One idea is to use stack ls dependencies to get dependency versions similar to the plan.json file used in the Cabal example. The text output shows packages with version numbers, so it does not capture Hackage revisions. The JSON output includes additional details, but it still does not capture Hackage revisions.

Another idea is to use stack*.yaml.lock files to get dependency versions. These files include hashes, so perhaps they capture Hackage revisions… It seems that stack*.yaml.lock files depend on what is (already) in ~/.stack/snapshots, however, making them problematic for this purpose.

Another idea is to cache parts of ~/.stack separately. This is not as big of an issue when preventing Stack from installing GHC, however.

There is some discussion on hashing *.cabal files and package.yaml files. While it is not ideal because it captures unrelated changes (including comment and whitespace changes), it at least captures more changes than hashes of stack*.yaml.lock files.

There is some discussion of “manual overrides.” This is just a revision string that is included in cache keys and can be bumped in order to force creation of new caches. I prefer to use timestamps to automate periodic creation of new caches, and one can use gh cache delete --all to remove problematic caches when necessary.

--snapshot Option

I learned that the stack --snapshot option overrides the resolver configured in the stack.yaml file. This allows you to test many snapshots without having to clutter your project with many stack-*.yaml files. Nice!

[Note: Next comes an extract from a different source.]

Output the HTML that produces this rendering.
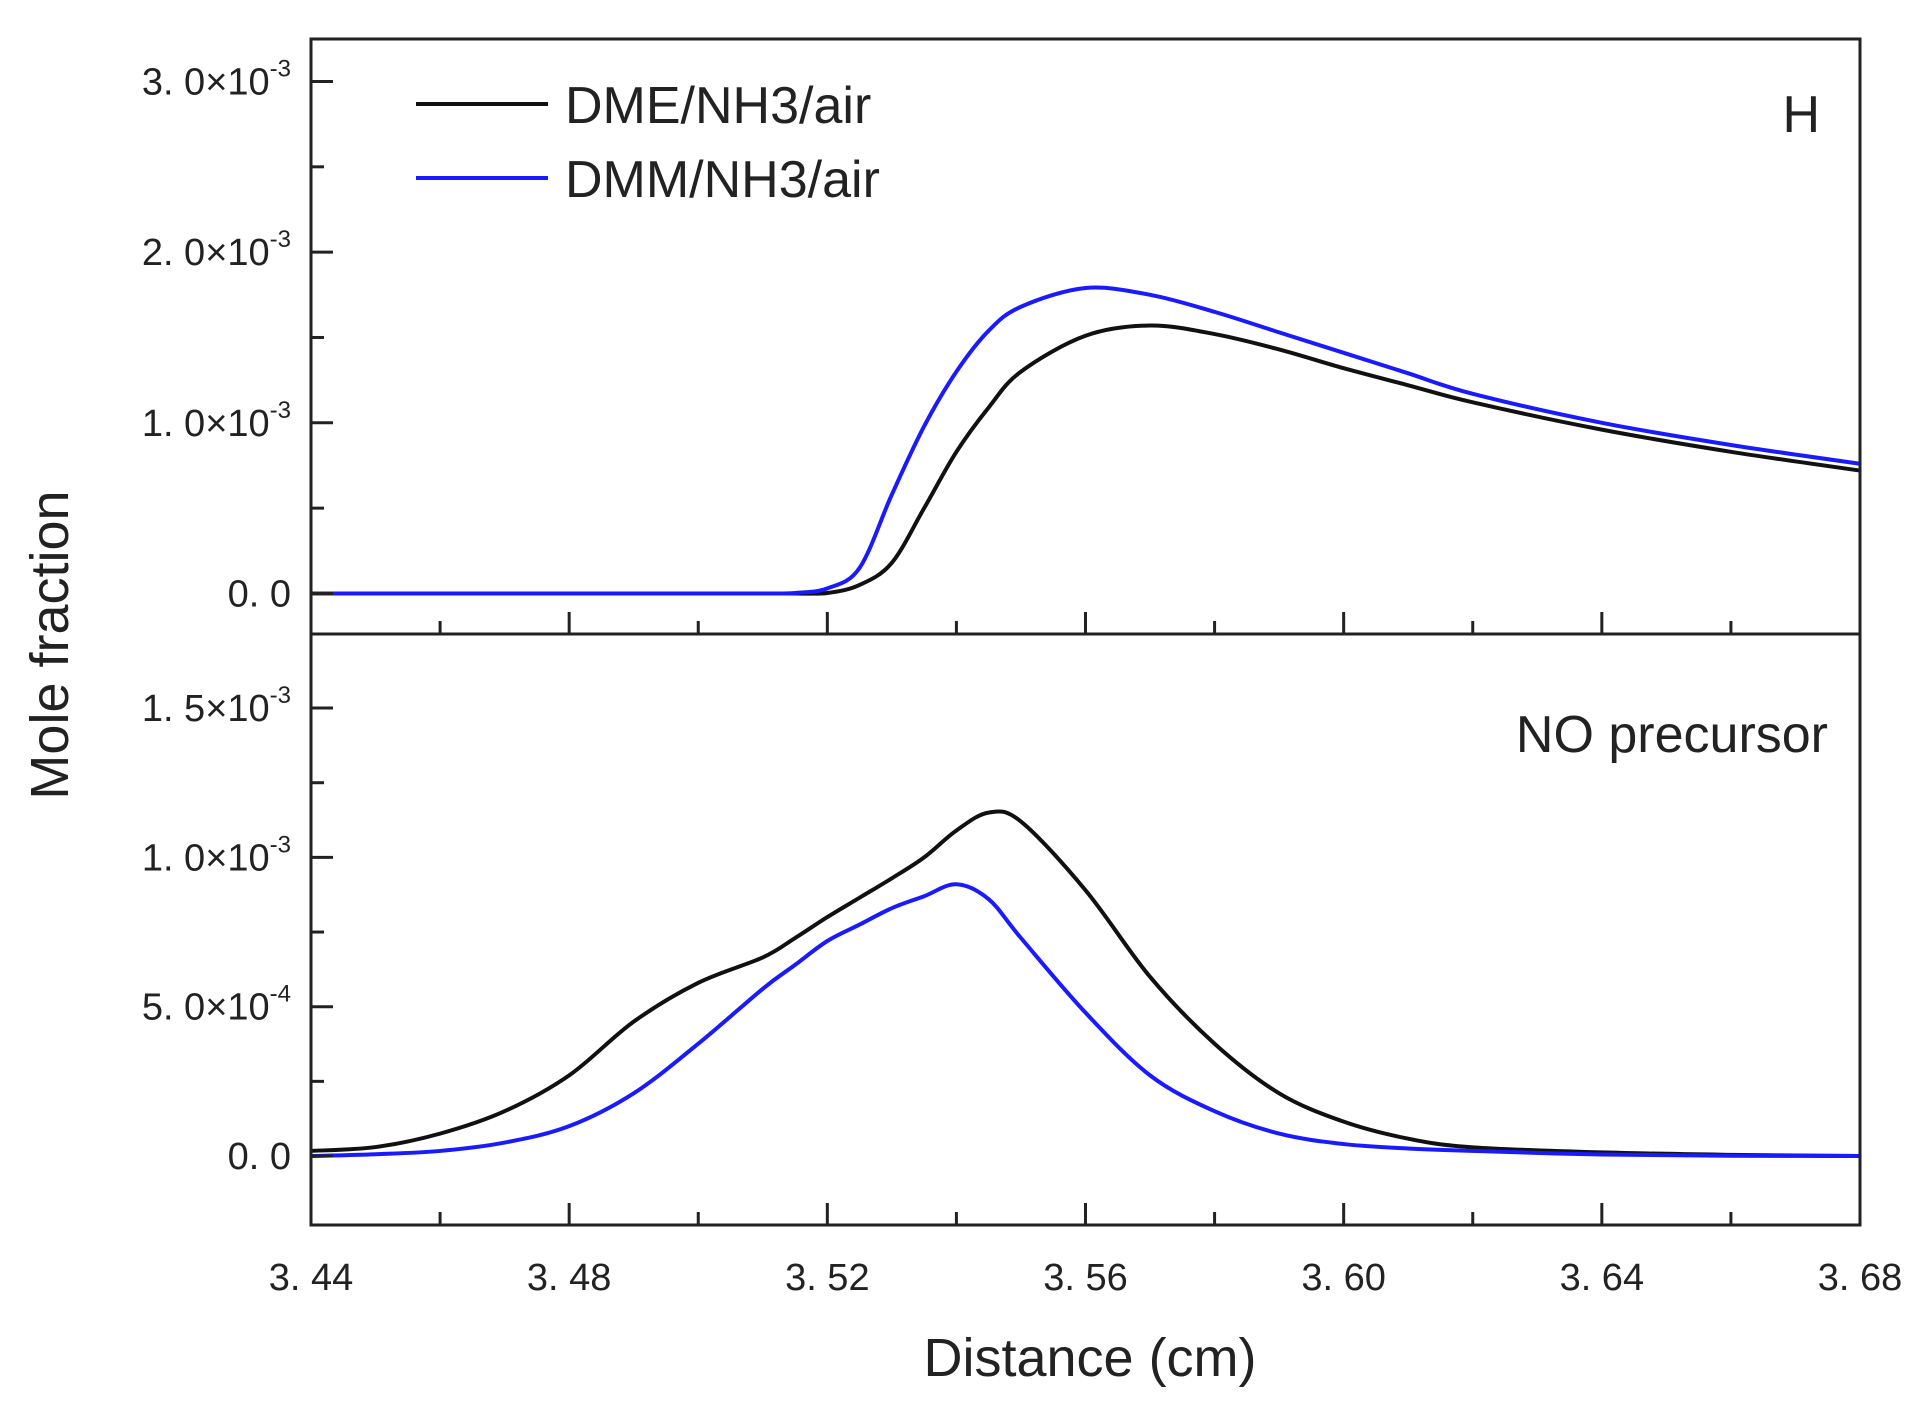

I may be able to do this to clean up some of my projects, but many of my projects require different configuration for different snapshots. For example, some configuration requires extra-deps that pin specific versions of packages that are not in the snapshot. Also, optparse-applicative has different dependencies depending on the version, and Cabal can handle this automatically while Stack requires manual configuration.